The award, in many ways, gave me a certain kind of attention, confidence, and visibility in terms of launching my professional career. I would not have been able to get the dissertation to the place it was by the end of that academic year without the support of the Luce/ACLS Fellowship.

Huey Copeland F’03, F’13
Andrew W. Mellon Chair and Professor of Modern Art and Black Study at the University of Pittsburgh

Copeland’s dissertation focused on figures of slavery in the art of Glenn Ligon, Lorna Simpson, and Fred Wilson. His upcoming book uses Black queer feminist methods to explore the intersections of race and gender, history and memory, subjectivity and sexuality, and art and culture.

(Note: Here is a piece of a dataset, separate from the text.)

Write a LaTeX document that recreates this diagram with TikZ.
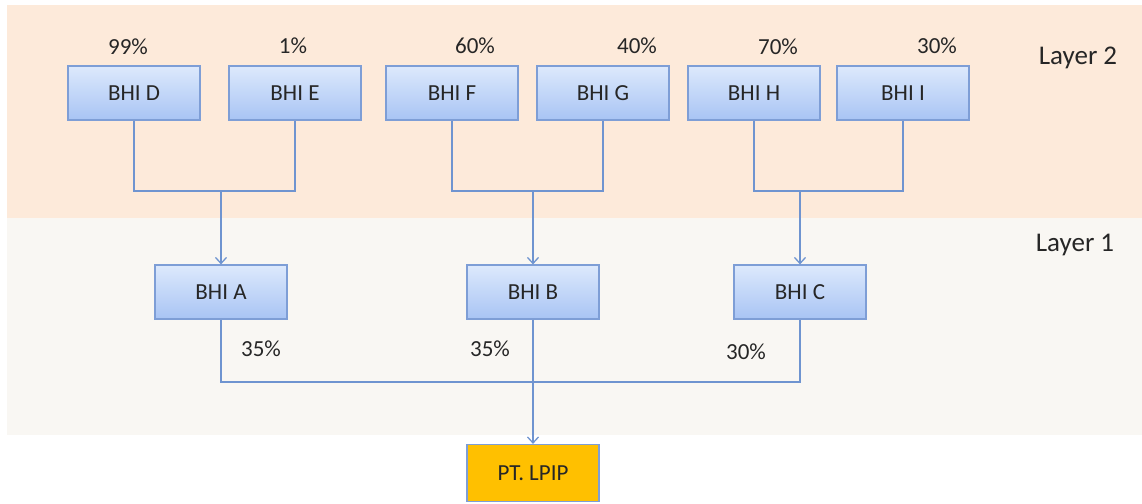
\documentclass[tikz,border=0pt]{standalone}
\usepackage{fontspec}
\setmainfont{Carlito}
\usepackage{tikz}
\usetikzlibrary{positioning, calc, arrows.meta}
\definecolor{peach}{HTML}{FDEADA}
\definecolor{paper}{HTML}{F9F7F3}
\definecolor{boxtop}{HTML}{DDE9FC}
\definecolor{boxbot}{HTML}{A8C4F4}
\definecolor{boxline}{HTML}{7E9ED6}
\definecolor{wire}{HTML}{6F94D0}
\definecolor{gold}{HTML}{FFC000}
\definecolor{ink}{HTML}{262626}
\tikzset{
  bhi/.style={draw=boxline, line width=1.2pt, top color=boxtop, bottom color=boxbot,
    minimum width=132pt, minimum height=54pt, text=ink, font=\fontsize{23}{27}\selectfont},
  pct/.style={text=ink, font=\fontsize{23}{27}\selectfont},
  layer/.style={text=ink, font=\fontsize{27}{32}\selectfont},
  wire/.style={draw=wire, line width=1.3pt},
  tip/.style={-{Straight Barb[length=6pt, width=11pt]}}
}
\begin{document}
\begin{tikzpicture}[x=1pt, y=-1pt]
      \useasboundingbox (0,0) rectangle (1142,503);
      \fill[peach] (7,5) rectangle (1142,218);
      \fill[paper] (7,218) rectangle (1142,435);

      \node[layer] (L2) at (1078,58) {Layer 2};
      \node[layer] (L1) at (1075,245) {Layer 1};

      \node[bhi] (D) at (134,93) {BHI D};
      \node[bhi] (E) at (295,93) {BHI E};
      \node[bhi] (F) at (452,93) {BHI F};
      \node[bhi] (G) at (603,93) {BHI G};
      \node[bhi] (H) at (754,93) {BHI H};
      \node[bhi] (I) at (903,93) {BHI I};

      \node[pct] (pD) at (128,47) {99\%};
      \node[pct] (pE) at (293,46) {1\%};
      \node[pct] (pF) at (475,46) {60\%};
      \node[pct] (pG) at (637,46) {40\%};
      \node[pct] (pH) at (778,47) {70\%};
      \node[pct] (pI) at (937,46) {30\%};

      \node[bhi] (A) at (221,292) {BHI A};
      \node[bhi] (B) at (533,292) {BHI B};
      \node[bhi] (C) at (800,292) {BHI C};

      \node[pct] (pA) at (261,349) {35\%};
      \node[pct] (pB) at (490,349) {35\%};
      \node[pct] (pC) at (746,352) {30\%};

      \node[bhi, top color=gold, bottom color=gold, minimum height=57pt] (LPIP) at (533,473) {PT. LPIP};

      \coordinate (jA) at (221,191);
      \coordinate (jB) at (533,191);
      \coordinate (jC) at (800,191);
      \coordinate (jL) at (533,382);

      \draw[wire] (D.south) |- (jA) -| (E.south);
      \draw[wire] (F.south) |- (jB) -| (G.south);
      \draw[wire] (H.south) |- (jC) -| (I.south);
      \draw[wire, tip] (jA) -- (A.north);
      \draw[wire, tip] (jB) -- (B.north);
      \draw[wire, tip] (jC) -- (C.north);

      \draw[wire] (A.south) |- (jL) -| (C.south);
      \draw[wire] (B.south) -- (jL);
      \draw[wire, tip] (jL) -- (LPIP.north);
    \end{tikzpicture}
\end{document}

For Copeland, and many other fellows, receiving the Luce/ACLS fellowship as an emerging scholar helped jumpstart his career.

“The award, in many ways, gave me a certain kind of attention, confidence, and visibility in terms of launching my professional career,” said Copeland. “I would not have been able to get the dissertation to the place it was by the end of that academic year without the support of the Luce/ACLS Fellowship. In fact, it enabled me to produce enough writing that I was able to present it successfully at that year’s CAA conference, where I was recruited for my first job at Northwestern University.”

Helen Molesworth F’95

Helen Molesworth F’95 was awarded a Luce/ACLS Fellowship in 1995 for her dissertation on French sculptor and painter Marcel Duchamp. She worked as the Chief Curator at The Museum of Contemporary Art in Los Angeles from 2014-18, and is currently a writer, podcaster, and curator.

“The fellowship ensured that I had one year of reading and writing with no other commitments,” said Molesworth. “Ultimately, my dissertation resulted in many articles and two major museum exhibitions. In other words, it was a goldmine of ideas that set me off on my professional path.”

ACLS and the Luce Foundation are proud to continue this critical program that has not only helped advance individual career paths but has also contributed to new directions and expanded areas of research in the field of art history. We look forward to announcing the next generation of American art historians with our 2025 awardees this spring.